New lights for digital TV

The digital TV issue is also present in the offices at Genius. The institute was invited by Minister of Communications Miro Teixeira, together with the Telecommunications Research and Development Center (CPqD) to carry out new research into a new system for digital TV (DTV), and to build a bridge between academic solutions and industry. “We support technology for system with Brazilian characteristics, and we have it”, says Bruno Vianna, Genius’s director-superintendent. “However, you have to know what part of the system is worthwhile developing here.”

Digital TV is in actually a set of standards that each international group – the first, of the United States, Canada and Korea, the second, Europe, and the third, Japan – has configured in accordance with its needs. “More than half the royalties involved in these systems come from the middleware, a sort of operating system that commands the DTV”, comments Marcel Bergerman, Genius’s project leader. “We have an experienced team working in several technologies that are present in TVD”, he says.

The digital system via open TV, which is present in 90% of Brazilian households, unlike the majority of the other countries, where cable TV predominates, is going to make possible a greater interactivity, with access to the Internet and to an infinity of databases. For those who will not be able to bear the costs of a TVD set, the researchers say that it is possible to develop a very cheap converter that will cost one quarter of the one adopted in other countries.
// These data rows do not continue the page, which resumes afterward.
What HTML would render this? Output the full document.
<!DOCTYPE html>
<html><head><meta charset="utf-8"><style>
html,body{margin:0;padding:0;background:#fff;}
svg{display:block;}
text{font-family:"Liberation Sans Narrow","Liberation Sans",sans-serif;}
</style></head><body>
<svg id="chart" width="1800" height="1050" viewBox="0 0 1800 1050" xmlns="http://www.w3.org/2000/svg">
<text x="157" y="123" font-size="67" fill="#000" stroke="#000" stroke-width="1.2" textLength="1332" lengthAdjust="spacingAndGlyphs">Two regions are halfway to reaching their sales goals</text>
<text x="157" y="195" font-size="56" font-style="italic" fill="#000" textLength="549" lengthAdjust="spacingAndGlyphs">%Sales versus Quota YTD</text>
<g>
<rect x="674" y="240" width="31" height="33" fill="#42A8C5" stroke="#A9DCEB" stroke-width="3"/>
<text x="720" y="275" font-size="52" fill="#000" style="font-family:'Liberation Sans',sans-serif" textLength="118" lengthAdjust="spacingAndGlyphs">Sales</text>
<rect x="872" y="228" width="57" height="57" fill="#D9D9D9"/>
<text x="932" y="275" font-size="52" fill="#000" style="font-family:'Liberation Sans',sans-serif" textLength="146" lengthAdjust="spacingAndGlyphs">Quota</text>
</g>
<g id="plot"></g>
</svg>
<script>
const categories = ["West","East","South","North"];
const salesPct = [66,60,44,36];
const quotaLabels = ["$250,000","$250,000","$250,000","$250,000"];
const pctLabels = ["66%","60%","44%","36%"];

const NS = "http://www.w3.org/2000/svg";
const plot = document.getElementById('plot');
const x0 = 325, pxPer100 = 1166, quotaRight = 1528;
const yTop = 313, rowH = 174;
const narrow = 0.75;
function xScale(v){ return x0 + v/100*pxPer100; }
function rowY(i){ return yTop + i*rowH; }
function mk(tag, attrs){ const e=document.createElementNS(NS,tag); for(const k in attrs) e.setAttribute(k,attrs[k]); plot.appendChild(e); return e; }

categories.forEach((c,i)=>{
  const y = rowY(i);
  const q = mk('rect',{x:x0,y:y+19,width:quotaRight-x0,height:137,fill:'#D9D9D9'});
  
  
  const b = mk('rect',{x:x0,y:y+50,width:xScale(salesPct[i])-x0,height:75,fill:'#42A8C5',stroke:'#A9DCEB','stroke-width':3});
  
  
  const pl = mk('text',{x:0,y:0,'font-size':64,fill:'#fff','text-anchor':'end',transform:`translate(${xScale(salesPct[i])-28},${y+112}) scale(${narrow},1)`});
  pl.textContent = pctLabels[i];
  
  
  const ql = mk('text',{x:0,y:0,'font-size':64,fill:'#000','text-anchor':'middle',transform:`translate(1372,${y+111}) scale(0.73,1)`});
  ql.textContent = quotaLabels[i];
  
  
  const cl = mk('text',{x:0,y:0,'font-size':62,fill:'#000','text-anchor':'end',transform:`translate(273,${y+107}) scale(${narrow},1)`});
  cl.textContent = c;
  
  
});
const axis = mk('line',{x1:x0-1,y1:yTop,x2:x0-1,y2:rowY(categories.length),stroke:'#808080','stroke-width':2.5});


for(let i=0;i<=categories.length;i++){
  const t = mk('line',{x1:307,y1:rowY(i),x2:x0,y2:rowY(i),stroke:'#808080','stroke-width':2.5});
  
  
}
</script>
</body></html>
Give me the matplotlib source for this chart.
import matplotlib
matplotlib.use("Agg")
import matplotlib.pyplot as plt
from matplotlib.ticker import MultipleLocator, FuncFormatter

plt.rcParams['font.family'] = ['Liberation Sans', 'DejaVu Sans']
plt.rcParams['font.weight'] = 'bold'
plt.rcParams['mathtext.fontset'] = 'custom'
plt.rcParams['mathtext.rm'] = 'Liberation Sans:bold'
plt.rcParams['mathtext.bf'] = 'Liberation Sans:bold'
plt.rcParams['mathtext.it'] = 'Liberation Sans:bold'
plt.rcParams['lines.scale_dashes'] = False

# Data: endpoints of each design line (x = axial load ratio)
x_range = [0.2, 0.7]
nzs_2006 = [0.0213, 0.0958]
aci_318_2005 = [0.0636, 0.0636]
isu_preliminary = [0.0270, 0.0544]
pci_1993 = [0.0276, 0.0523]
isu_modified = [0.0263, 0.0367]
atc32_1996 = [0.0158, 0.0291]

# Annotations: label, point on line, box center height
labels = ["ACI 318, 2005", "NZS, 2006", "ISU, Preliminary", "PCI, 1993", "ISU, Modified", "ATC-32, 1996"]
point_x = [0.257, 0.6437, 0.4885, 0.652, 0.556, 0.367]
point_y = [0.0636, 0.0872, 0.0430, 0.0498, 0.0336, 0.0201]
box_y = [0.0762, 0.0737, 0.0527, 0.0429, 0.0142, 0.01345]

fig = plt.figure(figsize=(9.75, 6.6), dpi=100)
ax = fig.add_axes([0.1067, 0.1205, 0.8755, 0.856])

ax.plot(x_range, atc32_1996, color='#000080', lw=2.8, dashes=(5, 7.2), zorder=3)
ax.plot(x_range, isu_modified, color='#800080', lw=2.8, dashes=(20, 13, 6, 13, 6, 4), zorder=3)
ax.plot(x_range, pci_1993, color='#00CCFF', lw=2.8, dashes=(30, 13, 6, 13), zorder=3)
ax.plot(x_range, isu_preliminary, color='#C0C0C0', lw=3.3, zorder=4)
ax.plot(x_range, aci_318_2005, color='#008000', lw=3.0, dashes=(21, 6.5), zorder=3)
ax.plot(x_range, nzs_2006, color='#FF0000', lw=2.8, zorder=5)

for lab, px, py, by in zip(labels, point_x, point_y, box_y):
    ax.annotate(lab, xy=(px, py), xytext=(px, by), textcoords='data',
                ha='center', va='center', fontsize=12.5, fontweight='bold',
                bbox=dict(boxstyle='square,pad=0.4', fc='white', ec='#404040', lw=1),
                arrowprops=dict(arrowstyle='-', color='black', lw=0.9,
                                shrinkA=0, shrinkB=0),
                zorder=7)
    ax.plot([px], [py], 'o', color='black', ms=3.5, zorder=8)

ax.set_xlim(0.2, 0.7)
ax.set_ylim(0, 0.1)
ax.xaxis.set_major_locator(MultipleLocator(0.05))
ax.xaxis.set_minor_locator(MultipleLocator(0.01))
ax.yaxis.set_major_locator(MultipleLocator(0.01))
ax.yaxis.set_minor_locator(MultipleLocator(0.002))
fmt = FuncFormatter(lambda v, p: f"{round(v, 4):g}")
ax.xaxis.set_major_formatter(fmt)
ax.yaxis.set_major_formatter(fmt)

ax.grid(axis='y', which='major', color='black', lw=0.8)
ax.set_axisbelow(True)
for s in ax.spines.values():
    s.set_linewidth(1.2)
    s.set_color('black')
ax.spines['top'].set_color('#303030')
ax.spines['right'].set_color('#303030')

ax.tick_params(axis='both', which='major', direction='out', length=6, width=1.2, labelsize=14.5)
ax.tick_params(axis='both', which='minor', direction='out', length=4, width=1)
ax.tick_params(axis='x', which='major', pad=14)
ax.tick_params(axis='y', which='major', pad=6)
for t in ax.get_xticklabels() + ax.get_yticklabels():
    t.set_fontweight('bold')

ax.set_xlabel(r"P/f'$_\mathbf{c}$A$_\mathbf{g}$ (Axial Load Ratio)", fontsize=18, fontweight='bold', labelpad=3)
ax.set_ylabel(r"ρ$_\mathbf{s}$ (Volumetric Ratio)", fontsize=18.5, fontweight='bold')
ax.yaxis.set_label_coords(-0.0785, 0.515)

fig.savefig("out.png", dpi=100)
Besides Genius and the CPqD, several entities will be taking part in the government’s DTV project, including a consortium made up of the following universities: Mackenzie, USP, Unicamp, São Paulo, PUC Rio de Janeiro, Federal University of Rio de Janeiro, Federal University of Paraíba and the National Telecommunications Institute. The funds, R$ 78.1 million, will come out of the Telecommunications Technological Development Fund (Funttel).